Why retain financial records?
- It provides those responsible for managing cost objects with the means to monitor transactions and resolve problems.
- It enables the Institute to comply with various requirements—Federal Acquisition Regulation (FAR), A-110, Uniform Guidance, IRS and other federal, state, and local regulations—which govern the auditing and retaining of records. Retention requirements are typically defined by the type of award (grant, contract, cooperative agreement) and the sponsor (federal, nonfederal, foundation).
- For federal awards that fall under OMB's Uniform Guidance, see a summary of the revised requirements for paper vs. electronic retention here.
- For older federal grants and cooperative agreements, A-110 states that financial records, supporting documents, statistical records, and all other records pertinent to an award should be retained for three years from the date of submission of the final expenditure report; for awards that are renewed quarterly or annually, the records should be retained from the date of submission of the quarterly or annual financial report, as authorized by the federal awarding agency.

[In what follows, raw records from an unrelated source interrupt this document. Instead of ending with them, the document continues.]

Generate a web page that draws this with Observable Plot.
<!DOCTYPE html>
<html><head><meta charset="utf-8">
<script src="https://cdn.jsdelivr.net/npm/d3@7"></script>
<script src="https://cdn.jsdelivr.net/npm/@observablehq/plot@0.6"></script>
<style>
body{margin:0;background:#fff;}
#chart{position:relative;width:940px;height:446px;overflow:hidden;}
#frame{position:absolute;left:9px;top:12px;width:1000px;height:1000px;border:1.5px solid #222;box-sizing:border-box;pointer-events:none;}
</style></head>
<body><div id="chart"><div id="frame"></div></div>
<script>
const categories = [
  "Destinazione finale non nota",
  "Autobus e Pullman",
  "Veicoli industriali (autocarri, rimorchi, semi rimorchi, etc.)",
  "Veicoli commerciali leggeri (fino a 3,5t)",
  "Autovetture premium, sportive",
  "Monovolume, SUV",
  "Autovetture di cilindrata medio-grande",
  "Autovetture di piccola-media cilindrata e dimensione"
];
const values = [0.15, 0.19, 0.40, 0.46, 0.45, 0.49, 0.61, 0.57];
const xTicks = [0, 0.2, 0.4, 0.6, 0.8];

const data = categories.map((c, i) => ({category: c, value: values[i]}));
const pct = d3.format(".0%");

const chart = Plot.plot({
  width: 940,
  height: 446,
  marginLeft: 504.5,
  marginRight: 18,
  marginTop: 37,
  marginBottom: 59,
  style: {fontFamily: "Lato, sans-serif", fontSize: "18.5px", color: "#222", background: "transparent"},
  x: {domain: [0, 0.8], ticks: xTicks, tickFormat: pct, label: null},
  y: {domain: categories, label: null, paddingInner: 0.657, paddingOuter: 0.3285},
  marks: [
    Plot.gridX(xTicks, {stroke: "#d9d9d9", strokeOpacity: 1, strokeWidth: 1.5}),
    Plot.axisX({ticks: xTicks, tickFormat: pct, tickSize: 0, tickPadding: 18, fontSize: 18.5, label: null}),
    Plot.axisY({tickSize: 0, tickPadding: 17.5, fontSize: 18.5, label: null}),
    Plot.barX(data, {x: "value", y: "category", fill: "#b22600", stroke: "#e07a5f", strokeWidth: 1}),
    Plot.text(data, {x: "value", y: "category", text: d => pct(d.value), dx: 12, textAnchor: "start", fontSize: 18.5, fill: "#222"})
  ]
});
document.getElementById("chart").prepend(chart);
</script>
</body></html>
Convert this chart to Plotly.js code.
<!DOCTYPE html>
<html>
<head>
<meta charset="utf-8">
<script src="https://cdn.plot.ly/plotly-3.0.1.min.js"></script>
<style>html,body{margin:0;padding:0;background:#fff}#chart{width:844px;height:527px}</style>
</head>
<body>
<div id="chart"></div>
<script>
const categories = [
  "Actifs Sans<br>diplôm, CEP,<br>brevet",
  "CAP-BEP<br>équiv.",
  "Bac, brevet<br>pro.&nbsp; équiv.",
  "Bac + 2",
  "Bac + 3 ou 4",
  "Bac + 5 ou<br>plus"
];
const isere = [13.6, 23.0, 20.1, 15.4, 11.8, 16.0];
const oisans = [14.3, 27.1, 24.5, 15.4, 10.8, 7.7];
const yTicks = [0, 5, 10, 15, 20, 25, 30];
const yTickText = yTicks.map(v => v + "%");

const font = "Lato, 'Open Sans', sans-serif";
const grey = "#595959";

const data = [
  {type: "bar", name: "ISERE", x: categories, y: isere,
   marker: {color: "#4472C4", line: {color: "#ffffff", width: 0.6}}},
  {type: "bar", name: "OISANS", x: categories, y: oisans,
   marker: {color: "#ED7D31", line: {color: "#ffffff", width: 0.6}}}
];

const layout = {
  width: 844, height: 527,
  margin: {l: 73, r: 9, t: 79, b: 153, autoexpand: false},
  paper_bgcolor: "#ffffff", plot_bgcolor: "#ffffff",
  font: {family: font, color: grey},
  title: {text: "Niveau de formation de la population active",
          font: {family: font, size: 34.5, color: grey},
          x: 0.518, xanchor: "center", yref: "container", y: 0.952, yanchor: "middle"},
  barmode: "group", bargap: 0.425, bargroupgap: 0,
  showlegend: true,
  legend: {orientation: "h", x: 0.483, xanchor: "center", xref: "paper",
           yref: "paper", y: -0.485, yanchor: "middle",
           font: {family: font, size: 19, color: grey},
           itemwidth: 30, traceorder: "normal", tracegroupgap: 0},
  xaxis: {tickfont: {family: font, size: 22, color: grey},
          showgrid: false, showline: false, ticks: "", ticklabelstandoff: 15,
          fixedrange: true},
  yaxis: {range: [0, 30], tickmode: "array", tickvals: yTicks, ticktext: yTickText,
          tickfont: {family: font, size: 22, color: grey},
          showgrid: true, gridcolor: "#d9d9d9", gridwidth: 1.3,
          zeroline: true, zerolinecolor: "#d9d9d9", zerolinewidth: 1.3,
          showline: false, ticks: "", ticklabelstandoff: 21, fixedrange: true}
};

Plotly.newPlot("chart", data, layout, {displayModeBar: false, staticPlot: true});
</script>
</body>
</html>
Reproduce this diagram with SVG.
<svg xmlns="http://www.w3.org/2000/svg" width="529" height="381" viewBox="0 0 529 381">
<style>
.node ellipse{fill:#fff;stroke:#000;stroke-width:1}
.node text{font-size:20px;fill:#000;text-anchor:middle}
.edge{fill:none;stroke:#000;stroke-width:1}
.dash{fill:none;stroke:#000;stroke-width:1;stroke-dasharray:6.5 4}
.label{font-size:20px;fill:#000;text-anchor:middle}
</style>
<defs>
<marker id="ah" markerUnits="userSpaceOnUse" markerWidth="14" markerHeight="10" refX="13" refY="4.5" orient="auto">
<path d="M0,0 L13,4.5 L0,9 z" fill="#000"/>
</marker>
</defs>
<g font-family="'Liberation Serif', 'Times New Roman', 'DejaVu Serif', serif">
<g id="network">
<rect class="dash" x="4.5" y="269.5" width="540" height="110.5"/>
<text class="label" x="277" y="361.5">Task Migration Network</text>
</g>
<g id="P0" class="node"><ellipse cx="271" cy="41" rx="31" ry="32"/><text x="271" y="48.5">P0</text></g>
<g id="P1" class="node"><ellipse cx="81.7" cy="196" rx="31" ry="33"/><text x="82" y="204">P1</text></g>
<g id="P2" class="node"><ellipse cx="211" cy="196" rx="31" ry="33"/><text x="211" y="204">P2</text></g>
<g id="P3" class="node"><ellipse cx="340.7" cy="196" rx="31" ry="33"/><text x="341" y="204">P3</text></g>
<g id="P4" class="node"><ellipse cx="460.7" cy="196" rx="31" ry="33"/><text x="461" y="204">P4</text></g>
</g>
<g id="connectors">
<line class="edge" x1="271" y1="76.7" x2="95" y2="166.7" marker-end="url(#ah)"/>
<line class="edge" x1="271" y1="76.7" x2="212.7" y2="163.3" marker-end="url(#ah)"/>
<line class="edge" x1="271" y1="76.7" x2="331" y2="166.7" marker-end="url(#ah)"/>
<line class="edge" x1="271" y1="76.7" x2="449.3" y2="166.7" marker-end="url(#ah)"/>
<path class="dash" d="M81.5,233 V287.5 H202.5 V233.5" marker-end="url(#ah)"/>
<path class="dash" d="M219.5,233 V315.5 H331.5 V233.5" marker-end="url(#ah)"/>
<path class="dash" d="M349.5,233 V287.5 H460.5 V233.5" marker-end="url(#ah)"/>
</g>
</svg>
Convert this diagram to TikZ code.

- For federal contracts, FAR dictates that records must be retained for three years after the final payment. This includes books, documents, accounting procedures and practices, and other data—regardless of whether such items are written, computerized, or in any other form—and other supporting evidence to satisfy the contract negotiation, administration, and audit requirements of the contracting agencies and the Comptroller General. For financial and cost account, pay administration and acquisition, and supply records, the required retention requirement is two to four years.
Who is responsible for retaining a financial record?
This depends on the nature of the transaction.
- Online transactions – When the source documentation for a transaction is online, the central administrative office charged with maintaining the online application is responsible for retaining the online transaction record.
- Paper documents – When the source documentation for a transaction is paper, the office of record is responsible for its retention. In many cases, a central administrative office, such as Payroll or Accounts Payable, is responsible for retaining the record.
- Justifications for either online or paper transactions should be maintained by the DLC, as appropriate.
Legal and audit requirements generally dictate how long financial and project records should be retained.
- When requirements for long-term retention of records overlap, the responsible office should retain records for the maximum period needed to meet legal and audit requirements. A-110 specifies the following:
- Direct charges to contracts and grants: Three years following the date VPF Sponsored Accounting considers the project to have been formally closed by the sponsor, unless an audit or litigation is under way.
- All cost objects included in the F&A cost rate: Three years following the final sign-off for that year by the federal government. For further information, contact the Office of Cost Analysis in OSP.
Longer retention times apply to certain documents retained by central offices. For information on a specific document or category of documents, consult with the office responsible for processing that type of transaction.
Scientific Data/Technical Records Retention
The Principal Investigator is responsible for retaining scientific and technical data as well as for related compliance documentation.